Lo que en última instancia persigue el ala ultra republicana es contrarrestar el efecto pernicioso que para Trump tienen sus repetidas visitas a los juzgados y una eventual sentencia condenatoria durante la campaña del próximo año por una causa de las causas abiertas. Ni que decir tiene que el grueso del electorado del expresidente es de una probada fidelidad, pero un candidato bajo condena puede desalentar a quienes, aun siendo republicanos, pueden decantarse por dar el voto a Joe Biden o pueden decidir quedarse en casa. Con toda seguridad serán una exigua minoría quienes pueden sentirse tentados a tomar uno de esos dos caminos, pero puede ser asimismo suficiente para decantar la suerte de la elección.

En un artículo publicado en The New York Times por Paul Krugman, el nobel de Economía llama a Donald Trump el “defraudador en jefe”, el falseador de cuentas, algo que le lleva a pensar que Estados Unidos debería realizar un examen de conciencia colectivo ante la facilidad con que millones de ciudadanos dejan que les engañen sin poner en duda la catadura moral del defraudador. En todo ello hay una señal inequívoca de división, de enfrentamiento social sin apaciguamiento a la vista, harta cada mitad del país de la otra mitad, en la que no se reconoce, en la que encuentra todos los motivos imaginables para despreciarla y combatirla. Un riesgo para la solidez de la democracia porque en ese ambiente de permanente hostilidad se diluyen los más viejos y sólidos valores compartidos.

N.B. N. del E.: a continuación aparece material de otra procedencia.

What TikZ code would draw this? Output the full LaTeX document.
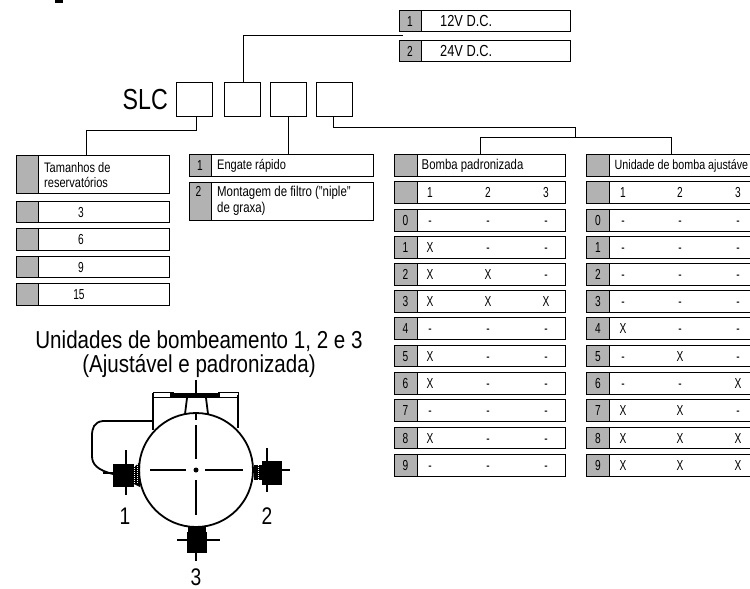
\documentclass[tikz,border=0pt]{standalone}
\usepackage{fontspec}
\setmainfont{Liberation Sans}[FakeStretch=0.8]
\newfontfamily\cellfont{Liberation Sans}[FakeStretch=0.7]
\newfontfamily\titlefont{Liberation Sans}[FakeStretch=0.84]
\definecolor{cellgray}{HTML}{B2B2B2}
\tikzset{
  box/.style={draw=black, line width=1pt, fill=white, inner sep=0pt, minimum height=21.5pt},
  numcell/.style={draw=black, line width=1pt, fill=cellgray, inner sep=0pt, minimum height=21.5pt, font=\cellfont\fontsize{14.5}{15}\selectfont, text height=10pt, text depth=0pt},
  txt/.style={inner sep=0pt, anchor=west, align=left, font=\fontsize{13.8}{15.8}\selectfont},
  cell/.style={inner sep=0pt, font=\cellfont\fontsize{14.5}{15}\selectfont, text height=10pt, text depth=0pt},
  big/.style={inner sep=0pt, font=\fontsize{24}{26}\selectfont},
  link/.style={black, line width=1pt},
  pumpline/.style={black, line width=1.8pt},
  centerline/.style={black, line width=1.2pt}
}
\begin{document}
\begin{tikzpicture}[x=1pt,y=-1pt]
  \path [use as bounding box, clip] (0,0) rectangle (750,589);
  \fill [black] (55,0) rectangle (63,2.5);
  \node [box, minimum width=171pt] (volt1) at (484.5,21) {};
  \node [numcell, minimum width=22pt] (volt1n) at (410,21) {1};
  \node [txt, font=\fontsize{16}{18}\selectfont] (volt1t) at (440,21) {12V D.C.};
  \node [box, minimum width=171pt] (volt2) at (484.5,51) {};
  \node [numcell, minimum width=22pt] (volt2n) at (410,51) {2};
  \node [txt, font=\fontsize{16}{18}\selectfont] (volt2t) at (440,51) {24V D.C.};
  \node [big, font=\fontsize{29}{31}\selectfont, anchor=east] (slc) at (168,100) {SLC};
  \node [box, minimum width=36pt, minimum height=34pt] (opta) at (194,99) {};
  \node [box, minimum width=36pt, minimum height=34pt] (optb) at (242,99) {};
  \node [box, minimum width=36pt, minimum height=34pt] (optc) at (288,99) {};
  \node [box, minimum width=36pt, minimum height=34pt] (optd) at (334,99) {};
  \node [box, minimum width=153pt, minimum height=38pt] (res) at (92.5,174) {};
  \node [numcell, minimum width=22pt, minimum height=38pt] (resn) at (27,174) {};
  \node [txt] (rest) at (44,175) {Tamanhos de\\reservatórios};
  \node [box, minimum width=153pt] (res3) at (92.5,212) {};
  \node [numcell, minimum width=22pt] (res3n) at (27,212) {};
  \node [cell] (res3t) at (81,212) {3};
  \node [box, minimum width=153pt] (res6) at (92.5,239.5) {};
  \node [numcell, minimum width=22pt] (res6n) at (27,239.5) {};
  \node [cell] (res6t) at (81,239.5) {6};
  \node [box, minimum width=153pt] (res9) at (92.5,267) {};
  \node [numcell, minimum width=22pt] (res9n) at (27,267) {};
  \node [cell] (res9t) at (81,267) {9};
  \node [box, minimum width=153pt] (res15) at (92.5,294.5) {};
  \node [numcell, minimum width=22pt] (res15n) at (27,294.5) {};
  \node [cell] (res15t) at (79,294.5) {15};
  \node [box, minimum width=184pt] (eng1) at (281,165.5) {};
  \node [numcell, minimum width=22pt] (eng1n) at (200,165.5) {1};
  \node [txt] (eng1t) at (217,165.5) {Engate rápido};
  \node [box, minimum width=184pt, minimum height=38pt] (eng2) at (281,201) {};
  \node [numcell, minimum width=22pt, minimum height=38pt] (eng2n) at (200,201) {};
  \node [cell] (eng2m) at (198.5,191) {2};
  \node [txt, font=\fontsize{14.3}{15.8}\selectfont] (eng2t) at (217,201) {Montagem de filtro ("niple"\\de graxa)};
  \node [box, minimum width=171pt] (pad) at (479.5,165.5) {};
  \node [numcell, minimum width=23pt] (padn) at (405.5,165.5) {};
  \node [txt, font=\fontsize{14.2}{16}\selectfont] (padt) at (421.5,165.5) {Bomba padronizada};
  \node [box, minimum width=171pt] (padh) at (479.5,192.5) {};
  \node [numcell, minimum width=23pt] (padhn) at (405.5,192.5) {};
  \node [cell] (padh1) at (430,192.5) {1}; \node [cell] (padh2) at (488,192.5) {2}; \node [cell] (padh3) at (546,192.5) {3};
  \node [box, minimum width=171pt] (pad0) at (479.5,220.5) {};
  \node [numcell, minimum width=23pt] (pad0n) at (405.5,220.5) {0};
  \node [cell] (pad0a) at (430,220.5) {-}; \node [cell] (pad0b) at (488,220.5) {-}; \node [cell] (pad0c) at (546,220.5) {-};
  \node [box, minimum width=171pt] (pad1) at (479.5,247.5) {};
  \node [numcell, minimum width=23pt] (pad1n) at (405.5,247.5) {1};
  \node [cell] (pad1a) at (430,247.5) {X}; \node [cell] (pad1b) at (488,247.5) {-}; \node [cell] (pad1c) at (546,247.5) {-};
  \node [box, minimum width=171pt] (pad2) at (479.5,274.5) {};
  \node [numcell, minimum width=23pt] (pad2n) at (405.5,274.5) {2};
  \node [cell] (pad2a) at (430,274.5) {X}; \node [cell] (pad2b) at (488,274.5) {X}; \node [cell] (pad2c) at (546,274.5) {-};
  \node [box, minimum width=171pt] (pad3) at (479.5,301.5) {};
  \node [numcell, minimum width=23pt] (pad3n) at (405.5,301.5) {3};
  \node [cell] (pad3a) at (430,301.5) {X}; \node [cell] (pad3b) at (488,301.5) {X}; \node [cell] (pad3c) at (546,301.5) {X};
  \node [box, minimum width=171pt] (pad4) at (479.5,328.5) {};
  \node [numcell, minimum width=23pt] (pad4n) at (405.5,328.5) {4};
  \node [cell] (pad4a) at (430,328.5) {-}; \node [cell] (pad4b) at (488,328.5) {-}; \node [cell] (pad4c) at (546,328.5) {-};
  \node [box, minimum width=171pt] (pad5) at (479.5,356) {};
  \node [numcell, minimum width=23pt] (pad5n) at (405.5,356) {5};
  \node [cell] (pad5a) at (430,356) {X}; \node [cell] (pad5b) at (488,356) {-}; \node [cell] (pad5c) at (546,356) {-};
  \node [box, minimum width=171pt] (pad6) at (479.5,383.5) {};
  \node [numcell, minimum width=23pt] (pad6n) at (405.5,383.5) {6};
  \node [cell] (pad6a) at (430,383.5) {X}; \node [cell] (pad6b) at (488,383.5) {-}; \node [cell] (pad6c) at (546,383.5) {-};
  \node [box, minimum width=171pt] (pad7) at (479.5,410.5) {};
  \node [numcell, minimum width=23pt] (pad7n) at (405.5,410.5) {7};
  \node [cell] (pad7a) at (430,410.5) {-}; \node [cell] (pad7b) at (488,410.5) {-}; \node [cell] (pad7c) at (546,410.5) {-};
  \node [box, minimum width=171pt] (pad8) at (479.5,438) {};
  \node [numcell, minimum width=23pt] (pad8n) at (405.5,438) {8};
  \node [cell] (pad8a) at (430,438) {X}; \node [cell] (pad8b) at (488,438) {-}; \node [cell] (pad8c) at (546,438) {-};
  \node [box, minimum width=171pt] (pad9) at (479.5,465.5) {};
  \node [numcell, minimum width=23pt] (pad9n) at (405.5,465.5) {9};
  \node [cell] (pad9a) at (430,465.5) {-}; \node [cell] (pad9b) at (488,465.5) {-}; \node [cell] (pad9c) at (546,465.5) {-};
  \node [box, minimum width=171pt] (adj) at (672.5,165.5) {};
  \node [numcell, minimum width=23pt] (adjn) at (598,165.5) {};
  \node [txt, font=\fontsize{13.4}{16}\selectfont] (adjt) at (614.5,165.5) {Unidade de bomba ajustáve};
  \node [box, minimum width=171pt] (adjh) at (672.5,192.5) {};
  \node [numcell, minimum width=23pt] (adjhn) at (598,192.5) {};
  \node [cell] (adjh1) at (623,192.5) {1}; \node [cell] (adjh2) at (680,192.5) {2}; \node [cell] (adjh3) at (738,192.5) {3};
  \node [box, minimum width=171pt] (adj0) at (672.5,220.5) {};
  \node [numcell, minimum width=23pt] (adj0n) at (598,220.5) {0};
  \node [cell] (adj0a) at (623,220.5) {-}; \node [cell] (adj0b) at (680,220.5) {-}; \node [cell] (adj0c) at (738,220.5) {-};
  \node [box, minimum width=171pt] (adj1) at (672.5,247.5) {};
  \node [numcell, minimum width=23pt] (adj1n) at (598,247.5) {1};
  \node [cell] (adj1a) at (623,247.5) {-}; \node [cell] (adj1b) at (680,247.5) {-}; \node [cell] (adj1c) at (738,247.5) {-};
  \node [box, minimum width=171pt] (adj2) at (672.5,274.5) {};
  \node [numcell, minimum width=23pt] (adj2n) at (598,274.5) {2};
  \node [cell] (adj2a) at (623,274.5) {-}; \node [cell] (adj2b) at (680,274.5) {-}; \node [cell] (adj2c) at (738,274.5) {-};
  \node [box, minimum width=171pt] (adj3) at (672.5,301.5) {};
  \node [numcell, minimum width=23pt] (adj3n) at (598,301.5) {3};
  \node [cell] (adj3a) at (623,301.5) {-}; \node [cell] (adj3b) at (680,301.5) {-}; \node [cell] (adj3c) at (738,301.5) {-};
  \node [box, minimum width=171pt] (adj4) at (672.5,328.5) {};
  \node [numcell, minimum width=23pt] (adj4n) at (598,328.5) {4};
  \node [cell] (adj4a) at (623,328.5) {X}; \node [cell] (adj4b) at (680,328.5) {-}; \node [cell] (adj4c) at (738,328.5) {-};
  \node [box, minimum width=171pt] (adj5) at (672.5,356) {};
  \node [numcell, minimum width=23pt] (adj5n) at (598,356) {5};
  \node [cell] (adj5a) at (623,356) {-}; \node [cell] (adj5b) at (680,356) {X}; \node [cell] (adj5c) at (738,356) {-};
  \node [box, minimum width=171pt] (adj6) at (672.5,383.5) {};
  \node [numcell, minimum width=23pt] (adj6n) at (598,383.5) {6};
  \node [cell] (adj6a) at (623,383.5) {-}; \node [cell] (adj6b) at (680,383.5) {-}; \node [cell] (adj6c) at (738,383.5) {X};
  \node [box, minimum width=171pt] (adj7) at (672.5,410.5) {};
  \node [numcell, minimum width=23pt] (adj7n) at (598,410.5) {7};
  \node [cell] (adj7a) at (623,410.5) {X}; \node [cell] (adj7b) at (680,410.5) {X}; \node [cell] (adj7c) at (738,410.5) {-};
  \node [box, minimum width=171pt] (adj8) at (672.5,438) {};
  \node [numcell, minimum width=23pt] (adj8n) at (598,438) {8};
  \node [cell] (adj8a) at (623,438) {X}; \node [cell] (adj8b) at (680,438) {X}; \node [cell] (adj8c) at (738,438) {X};
  \node [box, minimum width=171pt] (adj9) at (672.5,465.5) {};
  \node [numcell, minimum width=23pt] (adj9n) at (598,465.5) {9};
  \node [cell] (adj9a) at (623,465.5) {X}; \node [cell] (adj9b) at (680,465.5) {X}; \node [cell] (adj9c) at (738,465.5) {X};
  \coordinate (voltend) at (403,35.5);
  \coordinate (splitend) at (575,137);
  \draw [link] ([xshift=1pt]optb.north) |- (voltend);
  \draw [link] ([xshift=2pt]opta.south) |- (86,130) -- ([xshift=-6.5pt]res.north);
  \draw [link] (optc.south) -- (optc.south |- eng1.north);
  \draw [link] ([xshift=-1pt]optd.south) |- (575,127) -- (splitend);
  \draw [link] ([xshift=0.5pt]pad.north) |- (splitend);
  \draw [link] ([xshift=-1.5pt]adj.north) |- (splitend);
  \node [align=center, inner sep=0pt, font=\titlefont\fontsize{24.5}{23.5}\selectfont] (title) at (199,354) {Unidades de bombeamento 1, 2 e 3\\(Ajustável e padronizada)};
  \draw [pumpline] (196,470) circle (57);
  \draw [black, line width=1pt] (153,392.5) rectangle (173,397) (218,392.5) rectangle (238,397);
  \draw [pumpline] (153,430) -- (153,393);
  \draw [black, line width=1.2pt] (238,395) -- (238,428);
  \draw [black, line width=4.5pt] (170,395.5) -- (220,395.5);
  \draw [pumpline] (185,414) -- (187,398) (208,414) -- (206,398);
  \draw [pumpline] (153,421) -- (103,421) .. controls (94,422) and (92,428) .. (92,436) -- (92,456) .. controls (92,464) and (97,470) .. (113,474);
  \draw [black, line width=2pt] (196,380) -- (196,398);
  \draw [centerline] (196,412) -- (196,420);
  \draw [black, line width=2pt] (196,425) -- (196,459);
  \draw [centerline] (196,480) -- (196,515) (150,470) -- (186,470) (205,470) -- (243,470);
  \fill [black] (196,470) circle (2.5);
  \fill [black] (113,464) rectangle (134,487);
  \fill [black] (134,467) -- (140,462) -- (140,487) -- (134,484);
  \draw [white, densely dotted, line width=1pt] (134,464) -- (134,484) (137,464) -- (137,484);
  \draw [centerline] (126,450) -- (126,495) (103,473) -- (115,473);
  \fill [black] (262,461) rectangle (282,485);
  \fill [black] (254,465) rectangle (262,480);
  \draw [white, densely dotted, line width=1pt] (258,465) -- (258,480);
  \draw [centerline] (267,448) -- (267,492) (280,470) -- (290,470);
  \fill [black] (187,532) rectangle (207,553);
  \fill [black] (188,527) rectangle (206,532);
  \draw [centerline] (177,540) -- (220,540) (196,553) -- (196,561);
  \node [big] (pump1) at (125,516) {1};
  \node [big] (pump2) at (267,516) {2};
  \node [big] (pump3) at (196,577) {3};
\end{tikzpicture}
\end{document}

En una breve historia de los presidentes de Estados Unidos publicada hace medio siglo se subraya el hecho de que varios de ellos lograron que las críticas que se les hacían fuesen habitualmente respetuosas y documentadas. Esa cortesía, sobrevenida por el respeto institucional a una figura con un enorme poder ejecutivo, se ha desvanecido. Quizá empezó a esfumarse a raíz del escandalo Watergate, o fueron quizá las condiciones en que George W. Bush logró la elección en 2000 -el esperpéntico recuento en Florida- las que lo propiciaron, o acaso la presidencia de Barack Obama fue la gota que colmó el vaso de la América profunda, tan arraigada en ella la creencia en una sociedad ideal, blanca, anglosajona y protestante, o fue, a saber, la prédica del Tea Party, unida al dinamismo neocon y al auge anarcocapitalista. Casi todo ha conspirado para que los sucesos en la Cámara de Representantes hayan minado el equilibrio de poderes que, con todos los retoques posteriores que se quiera, previeron los padres fundadores hace bastante más de dos siglos. Son muchas y trascendentales las preguntas sin respuesta derivadas de tal incertidumbre.